* start Data excerpt *
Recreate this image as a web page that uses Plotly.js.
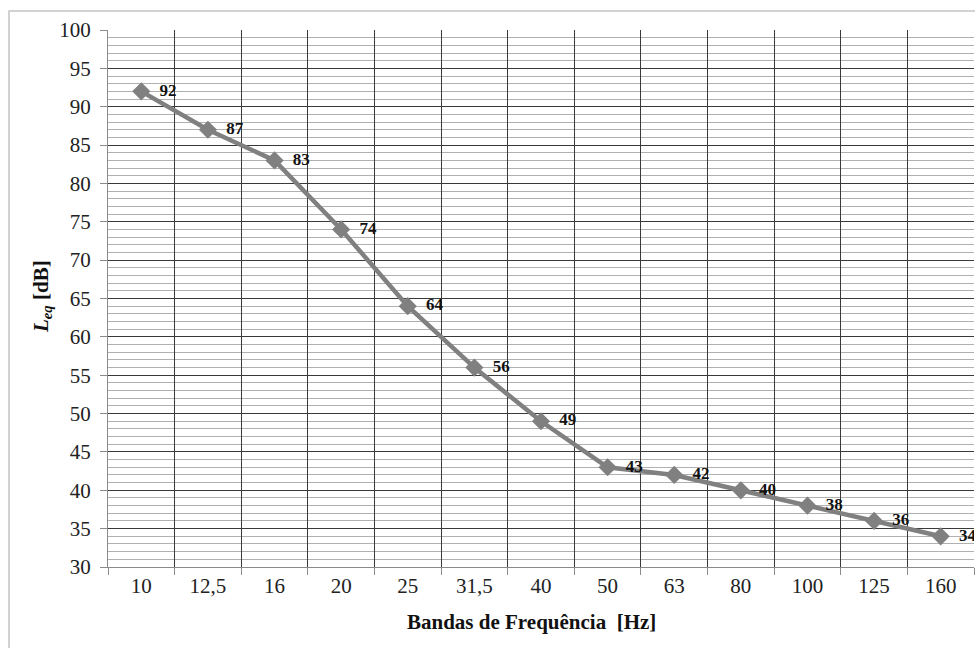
<!DOCTYPE html>
<html>
<head>
<meta charset="utf-8">
<script src="https://cdn.plot.ly/plotly-3.0.1.min.js"></script>
<style>html,body{margin:0;padding:0;background:#fff;}#chart{width:975px;height:648px;}</style>
</head>
<body>
<div id="chart"></div>
<script>
var bands = ["10", "12,5", "16", "20", "25", "31,5", "40", "50", "63", "80", "100", "125", "160"];
var leq = [92, 87, 83, 74, 64, 56, 49, 43, 42, 40, 38, 36, 34];
var yTicks = [30, 35, 40, 45, 50, 55, 60, 65, 70, 75, 80, 85, 90, 95, 100];

var SERIF = "'Liberation Serif', 'Times New Roman', Times, 'DejaVu Serif', serif";
var W = 975, H = 648;
var L = 108, R = 1, T = 30, B = 81;
var pw = W - L - R, ph = H - T - B;
function px(x) { return (x - L) / pw; }
function py(y) { return (H - B - y) / ph; }

var trace = {
  x: bands,
  y: leq,
  type: 'scatter',
  mode: 'lines+markers+text',
  text: leq.map(function (v) { return '\u00a0\u00a0' + v; }),
  textposition: 'middle right',
  textfont: {family: SERIF, size: 17, color: '#111', weight: 'bold'},
  line: {color: '#808080', width: 4.5},
  marker: {symbol: 'diamond', size: 14, color: '#808080'},
  cliponaxis: true,
  hoverinfo: 'none'
};

var layout = {
  width: W, height: H,
  margin: {l: L, r: R, t: T, b: B},
  paper_bgcolor: '#fff',
  plot_bgcolor: '#fff',
  showlegend: false,
  font: {family: SERIF, size: 21, color: '#222'},
  xaxis: {
    type: 'category',
    categoryorder: 'array',
    categoryarray: bands,
    range: [-0.5, bands.length - 0.5],
    tickson: 'boundaries',
    ticks: 'outside', ticklen: 7, tickcolor: '#8a8a8a', tickwidth: 1,
    showgrid: true, gridcolor: '#3a3a3a', gridwidth: 1,
    showline: true, linecolor: '#8a8a8a', linewidth: 1,
    zeroline: false,
    tickfont: {family: SERIF, size: 21, color: '#222'},
    fixedrange: true
  },
  yaxis: {
    range: [30, 100],
    tickmode: 'array',
    tickvals: yTicks,
    ticktext: yTicks.map(String),
    ticks: 'outside', ticklen: 7, tickcolor: '#8a8a8a', tickwidth: 1,
    showgrid: true, gridcolor: '#3a3a3a', gridwidth: 1,
    minor: {dtick: 1, showgrid: true, gridcolor: '#b0b0b0', gridwidth: 1, ticks: ''},
    showline: true, linecolor: '#8a8a8a', linewidth: 1,
    zeroline: false,
    tickfont: {family: SERIF, size: 21, color: '#222'},
    ticklabelstandoff: 5,
    fixedrange: true
  },
  shapes: [{
    type: 'rect', xref: 'paper', yref: 'paper',
    x0: px(9), x1: px(990), y0: py(660), y1: py(11),
    line: {color: '#c4c4c4', width: 1.5},
    fillcolor: 'rgba(0,0,0,0)',
    layer: 'below'
  }],
  annotations: [
    {
      xref: 'paper', yref: 'paper',
      x: px(531), y: py(622),
      xanchor: 'center', yanchor: 'middle',
      showarrow: false,
      text: '<b>Bandas de Frequência  [Hz]</b>',
      font: {family: SERIF, size: 21, color: '#111'}
    },
    {
      xref: 'paper', yref: 'paper',
      x: px(42), y: py(297),
      xanchor: 'center', yanchor: 'middle',
      showarrow: false,
      textangle: -90,
      text: '<b><i>L<sub>eq</sub></i> [dB]</b>',
      font: {family: SERIF, size: 21, color: '#111'}
    }
  ]
};

Plotly.newPlot('chart', [trace], layout, {displayModeBar: false, staticPlot: true});
</script>
</body>
</html>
* end Data excerpt *
§ **Direction**:
Write out exactly the lines between the start of the data and the line with "90, 95, 100];", including both, but none of the pictures.

§ **Task result**:
Recreate this image as a web page that uses Plotly.js.
<!DOCTYPE html>
<html>
<head>
<meta charset="utf-8">
<script src="https://cdn.plot.ly/plotly-3.0.1.min.js"></script>
<style>html,body{margin:0;padding:0;background:#fff;}#chart{width:975px;height:648px;}</style>
</head>
<body>
<div id="chart"></div>
<script>
var bands = ["10", "12,5", "16", "20", "25", "31,5", "40", "50", "63", "80", "100", "125", "160"];
var leq = [92, 87, 83, 74, 64, 56, 49, 43, 42, 40, 38, 36, 34];
var yTicks = [30, 35, 40, 45, 50, 55, 60, 65, 70, 75, 80, 85, 90, 95, 100];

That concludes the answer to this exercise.